You wouldn’t know it from looking at a chart of historical home sales. The number of sales, indicated by the blue line in the following graph, has recently vaulted up to the upper part of the historical range:

But it’s not quite that simple. (Is it ever?)
The most recent month charted was July, which is typically one of the fastest-paced months for sales. And the spikes up and down in the chart make it pretty clear that seasonal swings in sales activity are pretty huge. So the most recent data point should be compared not to the overall range of the blue line’s ups and downs, but rather to the vicinity of the line’s annual peaks.
Another way to account for the seasonal changes is to use an average of the past twelve months’ sales. Since this moving average will always include all twelve calendar months, seasonal effects have no impact. The twelve-month average is indicated by the orange line in the above chart.
Even the moving average appears to be fairly robust compared to the past range of sales. But there’s another issue to consider. Since 1990, when my data set begins, a lot of people have moved to or been born in San Diego. So to really do a fair comparison of current and past sales, it is necessary to adjust the figures for San Diego’s population. I have done so in the next chart by increasing prior sales in proportion to the subsequent increase in the San Diego labor force (used as a proxy for population because, unlike population data itself, labor force stats are available on a monthly basis like the sales data).
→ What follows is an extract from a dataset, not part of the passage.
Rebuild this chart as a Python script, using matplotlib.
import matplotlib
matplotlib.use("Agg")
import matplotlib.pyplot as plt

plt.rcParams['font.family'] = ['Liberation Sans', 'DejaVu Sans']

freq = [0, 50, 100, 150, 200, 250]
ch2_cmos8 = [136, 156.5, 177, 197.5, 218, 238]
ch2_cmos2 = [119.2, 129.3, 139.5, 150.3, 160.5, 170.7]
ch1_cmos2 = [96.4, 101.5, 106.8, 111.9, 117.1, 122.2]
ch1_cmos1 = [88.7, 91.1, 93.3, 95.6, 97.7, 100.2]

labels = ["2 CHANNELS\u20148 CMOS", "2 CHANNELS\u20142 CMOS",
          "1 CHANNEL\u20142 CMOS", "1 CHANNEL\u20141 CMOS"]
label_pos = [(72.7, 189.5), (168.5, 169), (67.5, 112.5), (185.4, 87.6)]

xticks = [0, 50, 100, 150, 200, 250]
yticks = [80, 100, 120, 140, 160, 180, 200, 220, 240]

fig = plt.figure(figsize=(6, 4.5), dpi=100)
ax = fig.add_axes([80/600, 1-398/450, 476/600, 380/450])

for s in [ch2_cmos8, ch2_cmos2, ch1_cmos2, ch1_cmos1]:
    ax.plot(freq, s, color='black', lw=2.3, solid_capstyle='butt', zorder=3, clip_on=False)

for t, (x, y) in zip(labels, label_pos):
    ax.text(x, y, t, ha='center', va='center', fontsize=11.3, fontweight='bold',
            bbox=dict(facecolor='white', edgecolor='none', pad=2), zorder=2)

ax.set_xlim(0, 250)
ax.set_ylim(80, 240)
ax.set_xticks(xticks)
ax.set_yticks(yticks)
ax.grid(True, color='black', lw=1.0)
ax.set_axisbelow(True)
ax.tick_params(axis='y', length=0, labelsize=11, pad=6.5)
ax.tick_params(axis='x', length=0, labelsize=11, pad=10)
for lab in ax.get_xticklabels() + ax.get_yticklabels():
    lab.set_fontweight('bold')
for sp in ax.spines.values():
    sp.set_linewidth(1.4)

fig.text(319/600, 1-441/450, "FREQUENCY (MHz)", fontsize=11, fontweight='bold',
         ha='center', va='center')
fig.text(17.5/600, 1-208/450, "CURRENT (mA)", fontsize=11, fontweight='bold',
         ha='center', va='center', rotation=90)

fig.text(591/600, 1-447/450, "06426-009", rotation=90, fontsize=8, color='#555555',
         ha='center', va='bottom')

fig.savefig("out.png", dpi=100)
Adjusting for population growth provides a pretty different picture. Recent months appear to comprise one of the lowest peak seasons since the data began. And while the twelve-month average has rebounded in a big way from the unheard-of lows reached in 2008, it is still barely above the levels set during the slowest periods of the 1990s bust.
Here’s one other way to look at it: labor force-adjusted sales during the most recent July were 11 percent lower than the average July sales figure for the entire period.
Sales have certainly come back from the dead to some extent, but they are still pretty weak compared to what could be considered normal. The recent rally seems to have been caused more by limited supply (notwithstanding the shadow inventory of foreclosed properties I’m so fond of writing about) than by robust demand.